Minimal Custom Class Pattern (LLM Completion)#

If you prefer Python, implement get_context and get_target and reuse the built-in preprocessor:

from datasets import load_dataset
from nemo_automodel.components.datasets.utils import SFTSingleTurnPreprocessor

class MyCompletionDataset:
    def __init__(self, path_or_dataset, tokenizer, split="train"):
        raw_ds = load_dataset(path_or_dataset, split=split)
        self.dataset = SFTSingleTurnPreprocessor(tokenizer).process(raw_ds, self)

    def get_context(self, examples):
        return examples["my_context_field"]

    def get_target(self, examples):
        return examples["my_target_field"]

Then reference your class via _target_ in YAML.

Important Considerations#

  • Chat templates: If your tokenizer has a chat template and you want answer-only loss, provide the correct start_of_turn_token (LLM) or start_of_response_token (VLM collate functions).

  • Padding for FP8: If training with FP8, set pad_seq_len_divisible: 16 in your collate function to align sequence lengths.

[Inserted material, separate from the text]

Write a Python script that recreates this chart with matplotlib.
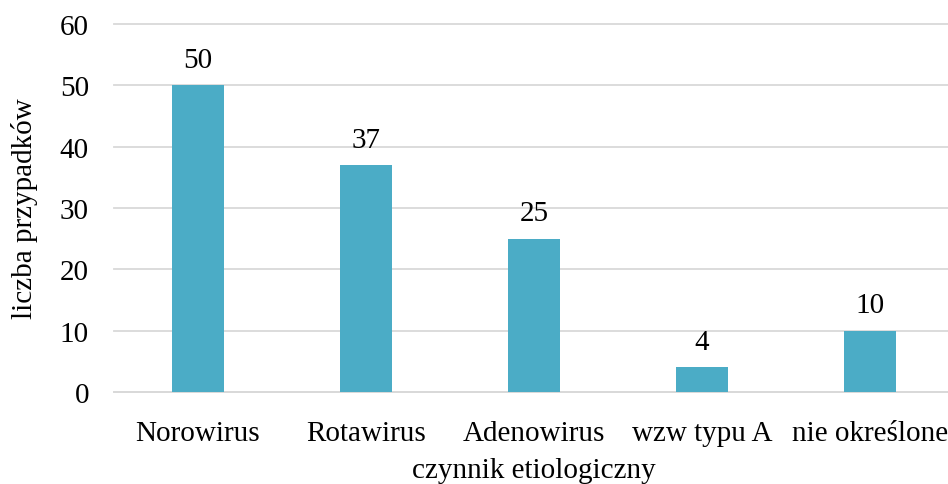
import matplotlib
matplotlib.use("Agg")
import matplotlib.pyplot as plt

categories = ["Norowirus", "Rotawirus", "Adenowirus", "wzw typu A", "nie określone"]
cases = [50, 37, 25, 4, 10]
y_ticks = [0, 10, 20, 30, 40, 50, 60]

plt.rcParams['font.family'] = ['Liberation Serif', 'DejaVu Serif']
fs = 21

fig = plt.figure(figsize=(9.48, 4.85), dpi=100)
ax = fig.add_axes([114 / 948, 1 - 393 / 485, 840 / 948, 368 / 485])

x = range(len(categories))
bars = ax.bar(x, cases, width=0.315, color="#4bacc6", zorder=3)

for b, v in zip(bars, cases):
    ax.annotate(str(v), (b.get_x() + b.get_width() / 2, v), xytext=(0, 9),
                textcoords="offset points", ha="center", va="bottom", fontsize=fs)

ax.set_xlim(-0.5, len(categories) - 0.5)
ax.set_ylim(0, 60)
ax.set_yticks(y_ticks)
ax.set_xticks(list(x))
ax.set_xticklabels(categories)
ax.tick_params(axis="both", length=0, labelsize=fs)
ax.tick_params(axis="y", pad=18)
ax.tick_params(axis="x", pad=20)
ax.grid(axis="y", color="#d9d9d9", linewidth=1.3, zorder=0)
ax.set_axisbelow(True)
for s in ["top", "right", "left"]:
    ax.spines[s].set_visible(False)
ax.spines["bottom"].set_color("#d9d9d9")
ax.spines["bottom"].set_linewidth(1.3)

ax.set_xlabel("czynnik etiologiczny", fontsize=fs, labelpad=8)
ax.set_ylabel("liczba przypadków", fontsize=fs, labelpad=16)

for line in ax.get_ygridlines():
    line.set_clip_on(False)

fig.savefig("out.png", dpi=100)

  • Packed sequences: Prefer packed sequences for throughput when fine-tuning LLMs on variable-length corpora.

  • Validation: You can define a separate validation_dataset and validation_dataloader block mirroring your training config.

For detailed, end-to-end recipes, browse the example configs under examples/llm_finetune/, examples/llm_pretrain/, and examples/vlm_finetune/.